Alvaro Morata (Atletico Madrid)
?Having played for Real Madrid, Juventus, Chelsea and Atletico, Morata must be good at football. Yet, he seemingly fails to live up to expectations at pretty much every club he arrives at, and his time at the Bernabeu was no different.
Morata’s wastefulness in front of goal proved too frustrating for Real, who decided not to persist with the striker who had been at the club since 2008.
However, Morata seems to have found comfort at neighbouring Atleti, and he certainly seemed to enjoy his 121st-minute winner at Anfield.
Marcos Alonso (Chelsea)
?Despite receiving a fair amount of criticism for his defensive deficiencies, the Chelsea left-back still has one hell of a left foot, and has proved time and time again that he can make a big impact for the Blues.
The Spaniard has certainly come a long way since his one and only appearance for Madrid, stopping at Bolton and Sunderland en route, and has won the Premier League, FA Cup and Europa League during his time at Stamford Bridge.
Jose Callejon (Napoli)
Now Callejon did play 77 times for Real, but since his move to Napoli in 2013, the Spanish winger has showcased the best of his ability.

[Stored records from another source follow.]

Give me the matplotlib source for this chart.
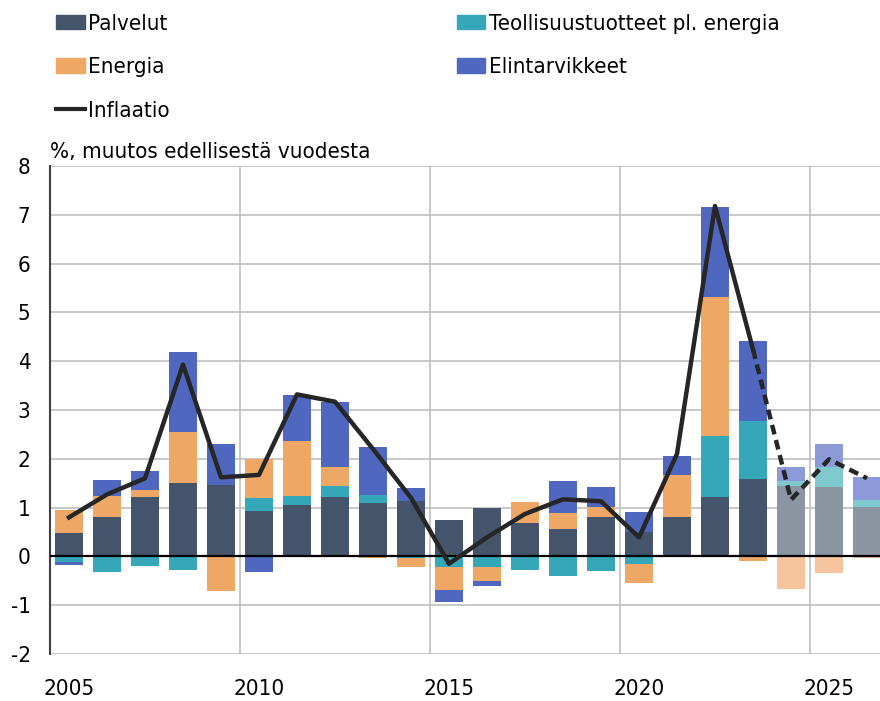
import numpy as np
import matplotlib
matplotlib.use("Agg")
import matplotlib.pyplot as plt
from matplotlib.patches import Patch
from matplotlib.lines import Line2D

plt.rcParams['font.family'] = ['DejaVu Sans']
plt.rcParams['font.stretch'] = 'condensed'
plt.rcParams['axes.unicode_minus'] = False

# ── data ────────────────────────────────────────────────────────
years = np.arange(2005, 2027)
palvelut = [0.47, 0.81, 1.22, 1.51, 1.47, 0.93, 1.06, 1.21, 1.10, 1.14, 0.74,
            0.99, 0.68, 0.57, 0.80, 0.50, 0.80, 1.21, 1.59, 1.45, 1.42, 1.01]
teollisuus = [-0.12, -0.31, -0.20, -0.27, 0.00, 0.26, 0.17, 0.23, 0.16, -0.03, -0.21,
              -0.21, -0.27, -0.40, -0.29, -0.16, 0.00, 1.26, 1.19, 0.10, 0.41, 0.14]
energia = [0.48, 0.43, 0.14, 1.04, -0.70, 0.80, 1.13, 0.39, -0.04, -0.19, -0.47,
           -0.29, 0.44, 0.32, 0.22, -0.38, 0.87, 2.84, -0.10, -0.66, -0.34, -0.04]
elintarvikkeet = [-0.05, 0.33, 0.39, 1.64, 0.83, -0.32, 0.95, 1.33, 0.98, 0.26, -0.25,
                  -0.11, 0.00, 0.66, 0.41, 0.42, 0.38, 1.85, 1.64, 0.29, 0.47, 0.47]
inflaatio = [0.80, 1.27, 1.60, 3.93, 1.62, 1.67, 3.32, 3.17, 2.20, 1.20, -0.15,
             0.39, 0.87, 1.17, 1.13, 0.39, 2.10, 7.18, 4.24, 1.16, 1.99, 1.60]
first_forecast = 2024

labels = ["Palvelut", "Teollisuustuotteet pl. energia", "Energia", "Elintarvikkeet"]
colours = ["#44546A", "#35A7B8", "#EEA765", "#4F67BE"]
light = ["#8C95A2", "#80CACF", "#F6C49C", "#8C9AD7"]

# ── figure ──────────────────────────────────────────────────────
fig = plt.figure(figsize=(8.8, 7.01), dpi=100)
ax = fig.add_axes([50 / 880, 47 / 701, 836 / 880, 488 / 701])

series = [palvelut, teollisuus, energia, elintarvikkeet]
pos_base = np.zeros(len(years))
neg_base = np.zeros(len(years))
fc = years >= first_forecast
for vals, c, lc in zip(series, colours, light):
    v = np.array(vals)
    base = np.where(v >= 0, pos_base, neg_base)
    cols = [lc if f else c for f in fc]
    ax.bar(years, v, bottom=base, width=0.73, color=cols, linewidth=0, zorder=3)
    pos_base += np.clip(v, 0, None)
    neg_base += np.clip(v, None, 0)

infl = np.array(inflaatio)
solid = years <= 2023
dashed = years >= 2023
ax.plot(years[solid], infl[solid], color="#262626", lw=3.2, zorder=5,
        solid_joinstyle="round")
ax.plot(years[dashed], infl[dashed], color="#262626", lw=3.2, zorder=5,
        ls=(0, (2.2, 1.3)))

ax.axhline(0, color="black", lw=1.6, zorder=4)
ax.set_xlim(2004.5, 2026.5)
ax.set_ylim(-2, 8)
ax.set_yticks(range(-2, 9))
ax.set_xticks([2005, 2010, 2015, 2020, 2025])
for y in range(-2, 9):
    ax.axhline(y, color="#BFBFBF", lw=1.2, zorder=1)
for x in [2009.5, 2014.5, 2019.5, 2024.5]:
    ax.axvline(x, color="#BFBFBF", lw=1.2, zorder=1)

for s in ["top", "right", "bottom"]:
    ax.spines[s].set_visible(False)
ax.spines["left"].set_color("#404040")
ax.spines["left"].set_linewidth(1.5)
ax.tick_params(length=0, labelsize=16, pad=14)
ax.tick_params(axis="x", pad=18)

fig.text(50 / 880, 1 - 152 / 701, "%, muutos edellisestä vuodesta", fontsize=16,
         va="center", ha="left")

handles = [Patch(color=colours[0]), Patch(color=colours[2]),
           Line2D([], [], color="#262626", lw=3),
           Patch(color=colours[1]), Patch(color=colours[3])]
names = [labels[0], labels[2], "Inflaatio", labels[1], labels[3]]
fig.legend(handles, names, ncol=2, loc="upper left",
           bbox_to_anchor=(36 / 880, 1 + 6 / 701), frameon=False, fontsize=16,
           handlelength=1.3, handleheight=0.6, handletextpad=0.15,
           columnspacing=12.9, labelspacing=1.05)

fig.savefig("out.png", dpi=100)
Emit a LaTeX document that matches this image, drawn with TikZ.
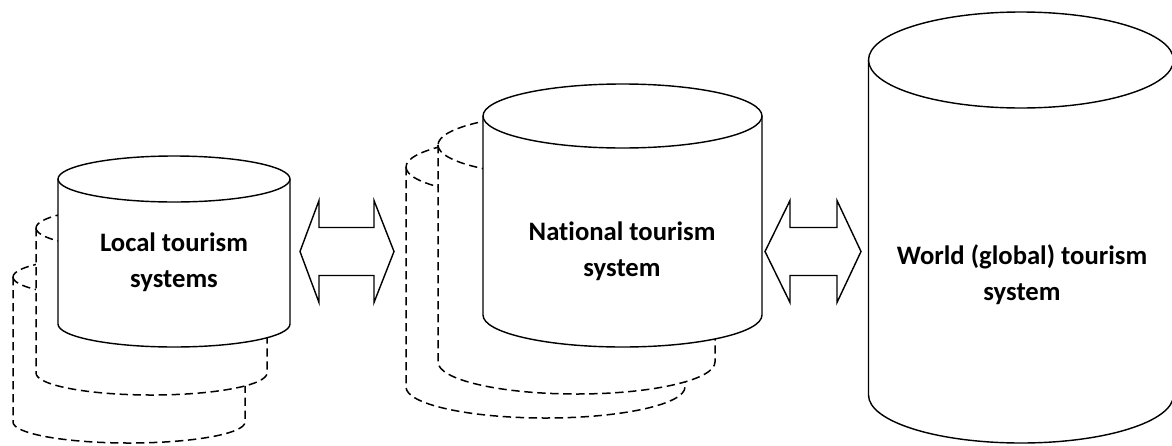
\documentclass[tikz,border=0pt]{standalone}
\usepackage{fontspec}
\setmainfont{Carlito}[Ligatures={NoCommon}]
\newcommand{\drawcyl}[6]{%
  \path[#1] ({#2-#5},{#3}) -- ({#2-#5},{#4})
    arc[start angle=180,end angle=360,x radius=#5,y radius=#6]
    -- ({#2+#5},{#3})
    arc[start angle=0,end angle=180,x radius=#5,y radius=#6] -- cycle;
  \path[#1] ({#2-#5},{#3}) arc[start angle=180,end angle=360,x radius=#5,y radius=#6];
}
\newcommand{\dblarrow}[6]{%
  % name, x tip left, x inner left, x inner right, x tip right, y center
  \coordinate (#1-l) at (#2,#6);
  \coordinate (#1-r) at (#5,#6);
  \path[arrowshape] (#1-l) -- (#3,{#6+51}) -- (#3,{#6+24}) -- (#4,{#6+24}) -- (#4,{#6+51})
    -- (#1-r) -- (#4,{#6-51}) -- (#4,{#6-24}) -- (#3,{#6-24}) -- (#3,{#6-51}) -- cycle;
}
\begin{document}
\begin{tikzpicture}[x=0.6pt,y=0.6pt,
  solidcyl/.style={draw=black,fill=white,line width=0.85pt},
  dashcyl/.style={draw=black,fill=white,line width=0.9pt,dash pattern=on 5pt off 2.8pt},
  arrowshape/.style={draw=black,fill=white,line width=0.85pt,line join=miter},
  label/.style={align=center,font=\bfseries\fontsize{16}{21.5}\selectfont,inner sep=0pt}]
\useasboundingbox (0,0) rectangle (1172,445);
% Local group
\drawcyl{dashcyl}{129}{168}{23}{116}{21}
\drawcyl{dashcyl}{151.5}{217}{72}{115.5}{22}
\drawcyl{solidcyl}{174}{266}{121}{116}{23}
\node[label] (local) at (174,182.5) {Local tourism\\systems};
% National group
\drawcyl{dashcyl}{545.5}{278}{58}{139.5}{31}
\drawcyl{dashcyl}{576.5}{300}{83}{138.5}{32}
\drawcyl{solidcyl}{622.5}{329}{130}{139.5}{32}
\node[label] (national) at (622,193.5) {National tourism\\system};
% World
\drawcyl{solidcyl}{1021}{385}{50}{152.5}{48}
\node[label] (world) at (1022,170) {World (global) tourism\\system};
% Arrows
\dblarrow{a1}{300}{319}{374}{394}{193.5}
\dblarrow{a2}{765}{790}{837}{861}{193.5}
\end{tikzpicture}
\end{document}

The 33-year-old has scored 80 goals in a little under seven years in Italy, terrorising defences with his blistering pace, power and trickery.
Los Blancos have had a fair few world-beating wide men since Callejon’s departure, so they have hardly missed the presence of the Spaniard, but who knows what he could have achieved had he been given a little more responsibility at the Bernabeu.
Juan Mata (Manchester United)
?One of the nice guys of modern football, Mata has been in and around the world’s best teams for what seems like an eternity.
His sensational showings at Valencia, then Chelsea, and now Manchester United have earned him plenty of plaudits, with the little maestro consistently providing world-class performances, even in times of adversity.
One of the most technically-gifted players currently plying his trade in the Premier League, Mata clearly learned a thing or two from his time in Madrid, and English football fans can only be thankful that he didn’t stay in the Spanish capital.